Probably not. But I’ll keep trying.
So I’m working on beefing up my entertaining arsenal. Not just having the makings of an insta-feast neatly stockpiled in tins and jars in the cabinet, but working with recipes that are quick and easy, that I can throw together in a pinch, that don’t need to be fancy and intricate but make everyone happy and satisfied, that are simple but look pretty (’cos sometimes looking pretty is half the battle).
As far as other arsenals, I’m also building up the baking quiver – rather than flit around from recipe to recipe like I usually do, I’m working more on making favorites over and over, so they become second nature. Like, for instance, those sublime little Meyer lemon sablés that Molly wrote about just around this time last year. I made them once, after she posted them, and was entranced. So unassuming, so perfectly lemony, so crumbly-buttery-hint of salt-just sweet enough, these shortbread like cookies flecked with lemon zest won me over in a single bite. They they bowled over a wide swath of taste testers in the Southern California area – many of whom preferred them to classic chocolate chip and “is there a pound of chocolate in EACH cookie?” chocolate rads. They were greatly enjoyed by a certain someone’s father, who received a large bag of them for the holidays last year.
This year? The little darling conquered Northern California. But the final vote into the Hall of Fame came from, of all people, my father – the man who mostly likes plain milk chocolate and vanilla ice cream, and that’s about it, no other sweets thanks. He turned to me at a stoplight on the way to the house from the airport and said, “Can I have another cookie?”
Folks, we have a winner. Put it in your arsenal.
Hee hee, arsenal.
Meyer Lemon Sablés
Adapted from Amanda Hesser’s Cooking for Mr. Latte and Orangette
2 cups unbleached all-purpose flour
2 tsp baking powder
2 sticks (1 cup) unsalted butter, at room temperature
½ cup confectioner’s sugar
½ cup granulated sugar
2 Tbs finely grated Meyer lemon zest (from about 2 good-size fruits)
¾ tsp coarse sea salt or Kosher salt
4 large egg yolks
¼ cup coarse Turbinado sugar, for rolling logs of dough
1. In a small bowl, combine the flour and baking powder, and whisk to mix thoroughly. Set aside.
2. Put the butter into the bowl of a stand mixer (or a large mixing bowl). Beat (with the paddle attachment, if you’re using a stand mixer) on medium-low speed until the butter is creamy; then add the confectioner’s sugar and beat for a minute. Add the granulated sugar, and beat for a minute more. Sprinkle the lemon zest and salt into the bowl, and mix briefly to just combine. Add the egg yolks one at a time, mixing briefly to incorporate after each addition. With the mixer on low, add the flour in three doses, mixing just until the flour is absorbed. Use a rubber spatula to do any last scraping and stirring; do not overmix. The dough will be quite thick and dense and sticky.

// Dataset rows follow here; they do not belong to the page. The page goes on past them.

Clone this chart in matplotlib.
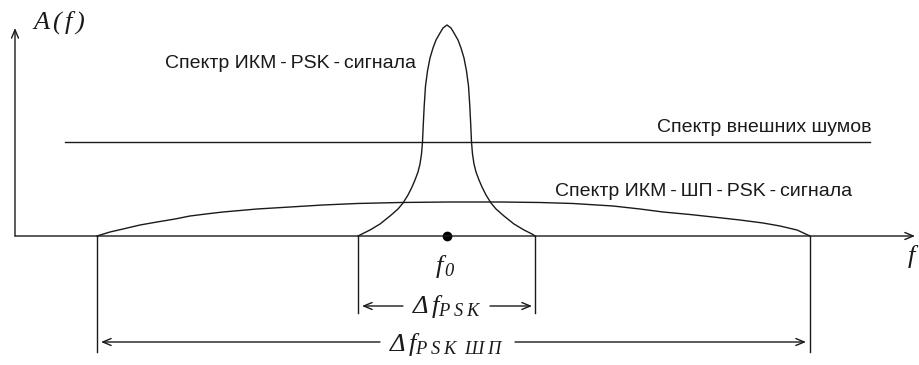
import numpy as np
import matplotlib.pyplot as plt

# narrow PCM-PSK spectrum (x, amplitude)
psk_x = [358, 362, 370, 380, 390, 398, 403, 408, 412, 415, 418, 420, 421.5, 422.5,
         423.2, 424.2, 425.5, 427.5, 430, 433, 436, 440, 443, 447,
         451, 454, 458, 461, 464, 466.5, 468.5, 469.8, 470.8, 471.5, 472.5, 474,
         476, 479, 482, 486, 491, 496, 504, 514, 524, 532, 535]
psk_a = [0, 2, 6, 12, 20, 27, 33, 41, 49, 56, 64, 72, 82, 94,
         110, 130, 150, 165, 178, 188, 196, 203, 208, 211,
         208, 203, 196, 188, 178, 165, 150, 130, 110, 94, 82, 72,
         64, 56, 49, 41, 33, 27, 20, 12, 6, 2, 0]

# wide spread-spectrum PCM-SS-PSK spectrum
ss_x = [97, 110, 123, 140, 157, 175, 190, 210, 223, 257, 290, 323, 357, 400,
        450, 500, 540, 573, 613, 640, 663, 690, 713, 740, 763, 780, 797, 810]
ss_a = [0, 4, 7, 11, 14, 17, 20, 22.5, 24, 27, 29, 31, 32.5, 33.5,
        34, 34, 33.5, 32.5, 30, 27, 24, 21.5, 19, 16, 13, 10, 6, 0]

# external noise level
noise_x = [65, 870]
noise_a = [94, 94]

f0 = 447
band_psk = (358, 535)
band_ss = (97, 810)

plt.rcParams['mathtext.fontset'] = 'custom'
plt.rcParams['mathtext.rm'] = 'Liberation Serif:italic'
plt.rcParams['mathtext.it'] = 'Liberation Serif:italic'

fig = plt.figure(figsize=(9.2, 3.65), dpi=100)
ax = fig.add_axes([0, 0, 1, 1])
ax.set_xlim(0, 920)
ax.set_ylim(236 - 365, 236)
ax.axis('off')

ink = '#1a1a1a'
lw = 1.0
arr = dict(arrowstyle='->, head_length=0.6, head_width=0.25', color=ink, lw=lw,
           shrinkA=0, shrinkB=0, mutation_scale=10)

# axes
ax.annotate('', xy=(915, 0), xytext=(15, 0), arrowprops=arr)
ax.annotate('', xy=(15, 208), xytext=(15, 0), arrowprops=arr)
ax.text(32, 213, r'$A\,(\,f\,)$', fontsize=19, va='center', ha='left', color=ink)
ax.text(907, -20, '$f$', fontsize=19, va='center', ha='left', color=ink)

# spectra
ax.plot(psk_x, psk_a, color=ink, lw=lw)
ax.plot(ss_x, ss_a, color=ink, lw=lw)
ax.plot(noise_x, noise_a, color=ink, lw=lw)
ax.plot([f0], [0], 'o', color='black', ms=6)

sans = ['Liberation Sans', 'DejaVu Sans']
ts = '\u2009'
ax.text(165, 173, f'Спектр ИКМ{ts}-{ts}PSK{ts}-{ts}сигнала', family=sans, fontsize=14,
        va='center', color=ink)
ax.text(657, 109, 'Спектр внешних шумов', family=sans, fontsize=14, va='center', color=ink)
ax.text(555, 44, f'Спектр ИКМ{ts}-{ts}ШП{ts}-{ts}PSK{ts}-{ts}сигнала', family=sans,
        fontsize=14, va='center', color=ink)

ax.text(f0 - 2, -30, r'$f_{\,0}$', fontsize=19, ha='center', va='center', color=ink)

# bandwidth markers
for xb in band_psk:
    ax.plot([xb, xb], [0, -77], color=ink, lw=lw)
for xb in band_ss:
    ax.plot([xb, xb], [0, -116], color=ink, lw=lw)

y1 = -70
ax.annotate('', xy=(band_psk[0] + 4, y1), xytext=(403, y1), arrowprops=arr)
ax.annotate('', xy=(band_psk[1] - 3, y1), xytext=(490, y1), arrowprops=arr)
ax.text(f0, y1, r'$\Delta\,f_{P\;S\;K}$', fontsize=19, ha='center', va='center', color=ink)

y2 = -106
ax.annotate('', xy=(band_ss[0] + 4, y2), xytext=(380, y2), arrowprops=arr)
ax.annotate('', xy=(band_ss[1] - 4, y2), xytext=(515, y2), arrowprops=arr)
ax.text(f0, y2 - 2, r'$\Delta\,f_{P\;S\;K\ \ Ш\;П}$', fontsize=19, ha='center',
        va='center', color=ink)

fig.savefig('out.png', dpi=100)
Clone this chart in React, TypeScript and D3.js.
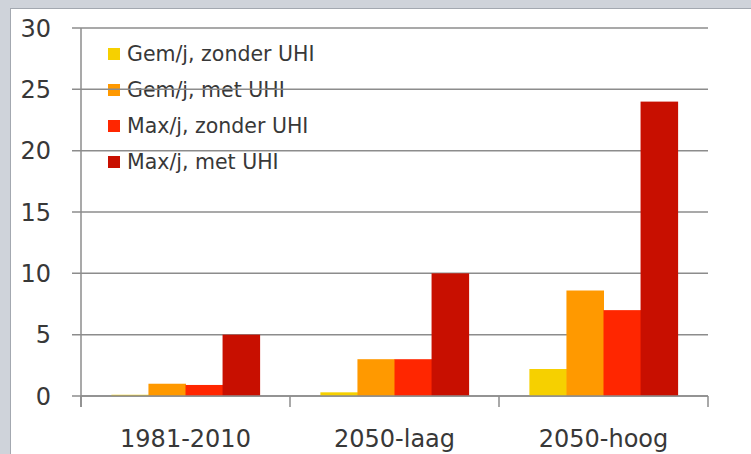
import React from "react";
import * as d3 from "d3";

const categories = ["1981-2010", "2050-laag", "2050-hoog"];
const seriesNames = ["Gem/j, zonder UHI", "Gem/j, met UHI", "Max/j, zonder UHI", "Max/j, met UHI"];
const gemZonder = [0.1, 0.3, 2.2];
const gemMet = [1.0, 3.0, 8.6];
const maxZonder = [0.9, 3.0, 7.0];
const maxMet = [5.0, 10.0, 24.0];
const yTicks = [0, 5, 10, 15, 20, 25, 30];
const colors = ["#f6d000", "#ff9900", "#ff2600", "#c80f00"];

const W = 751;
const H = 454;
const left = 81;
const right = 708;
const top = 28;
const bottom = 396;

export default function App() {
  const series = [gemZonder, gemMet, maxZonder, maxMet];
  const x0 = d3.scaleBand<string>().domain(categories).range([left, right]).paddingInner(0).paddingOuter(0);
  const x1 = d3
    .scaleBand<number>()
    .domain(d3.range(series.length))
    .range([0, x0.bandwidth()])
    .paddingOuter(0.82)
    .paddingInner(0);
  const y = d3.scaleLinear().domain([0, 30]).range([bottom, top]);
  const font = "'DejaVu Sans', sans-serif";
  const textColor = "#383838";
  const bounds = [left, ...categories.map((c) => (x0(c) as number) + x0.bandwidth())];

  return (
    <svg width={W} height={H} style={{ position: "absolute", left: 0, top: 0 }}>
      <rect x={0} y={0} width={W} height={H} fill="#cfd3da" />
      <rect x={10.5} y={8.5} width={W} height={H} fill="#ffffff" stroke="#a3a8b0" strokeWidth={1} />
      {/* legend */}
      {seriesNames.map((n, i) => (
        <g key={n} transform={`translate(0, ${54 + i * 36})`}>
          <rect x={108} y={-6} width={12} height={12} fill={colors[i]} />
          <text x={127} y={0} dy="0.36em" fontFamily={font} fontSize={20.5} fill={textColor}>
            {n}
          </text>
        </g>
      ))}
      {/* gridlines */}
      {yTicks.map((t) => (
        <g key={t}>
          <line x1={72} x2={right} y1={y(t)} y2={y(t)} stroke="#8c8c8c" strokeWidth={1.5} />
          <text x={51} y={y(t)} dy="0.36em" textAnchor="end" fontFamily={font} fontSize={24} fill={textColor}>
            {t}
          </text>
        </g>
      ))}
      {/* bars */}
      {categories.map((c, ci) => (
        <g key={c} transform={`translate(${x0(c)},0)`}>
          {series.map((s, si) => (
            <rect
              key={si}
              x={x1(si)}
              y={y(s[ci])}
              width={x1.bandwidth() + 0.5}
              height={bottom - y(s[ci])}
              fill={colors[si]}
            />
          ))}
        </g>
      ))}
      {/* axes */}
      <line x1={left} x2={left} y1={top} y2={407} stroke="#8c8c8c" strokeWidth={1.5} />
      <line x1={left} x2={right} y1={bottom} y2={bottom} stroke="#8c8c8c" strokeWidth={1.5} />
      {bounds.map((b, i) => (
        <line key={i} x1={b} x2={b} y1={bottom} y2={407} stroke="#8c8c8c" strokeWidth={1.5} />
      ))}
      {categories.map((c) => (
        <text
          key={c}
          x={(x0(c) as number) + x0.bandwidth() / 2}
          y={447}
          textAnchor="middle"
          fontFamily={font}
          fontSize={24}
          fill={textColor}
        >
          {c}
        </text>
      ))}
    </svg>
  );
}
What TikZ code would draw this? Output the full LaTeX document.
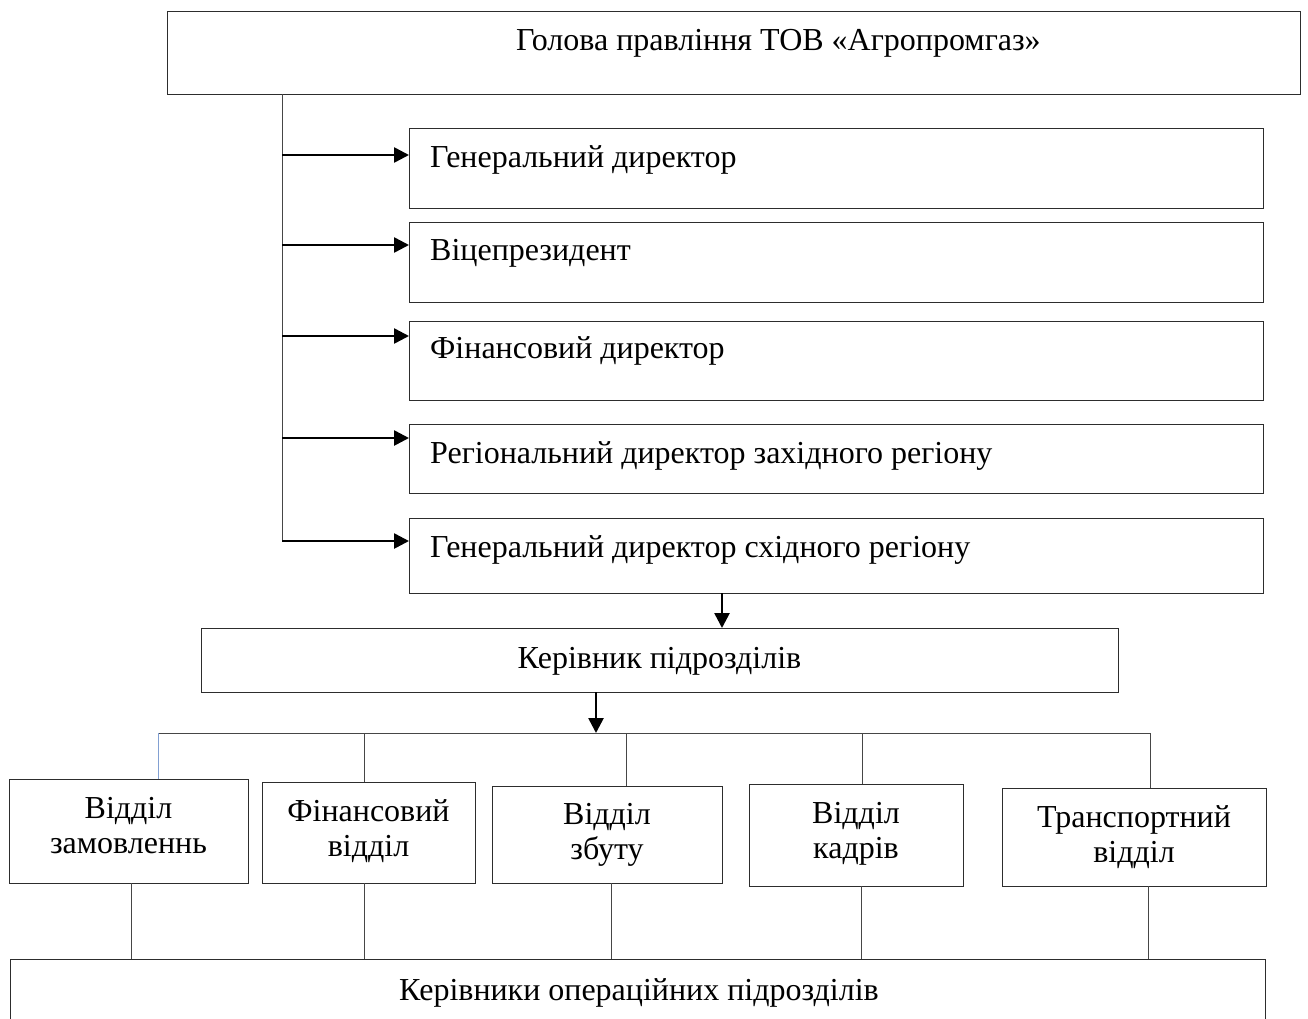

3. Divide the dough between two large sheets of wax paper. Using the paper as an aid, smoosh and roll and shape one blob of dough into a rough log about 1 ½ inches in diameter. Roll up the log in the paper, and twist the ends to seal it closed. Repeat with the remaining blob of dough. Chill the two logs until the dough is cold and firm, at least two hours and up to a couple of days.
4. When you’re ready to bake, preheat the oven to 350 degrees Fahrenheit, and set a rack in the middle of the oven. Line a baking sheet with a silicone mat or parchment paper. Put a large sheet of parchment paper on the counter, and pour the Turbinado sugar onto it, making a ridge of sugar approximately the length of the dough logs. Remove a log from the fridge, unwrap it, and roll it lightly in the sugar to press the crystals into its sides. Coat the log as thoroughly as you can; then slice it into ¼-inch-thick slices. [I found that a thin paring knife works well.] Lay the slices on the baking sheet, leaving about 2 inches between each cookie. Refrigerate the remaining dough.
5. Bake the cookies for about 10-12 minutes or until just golden around the edges, rotating the sheet 180 degrees halfway through the baking time. [Keep in mind that the cookies will continue to brown a bit after you have removed them from the oven, so it’s best to err on the pale side.] Cool them on the silicone mat or parchment paper on a wire rack. Repeat with remaining dough.
6. Store the cookies in an airtight tin at room temperature for up to three days, or freeze them in a Tupperware, with a sheet of wax paper between each layer.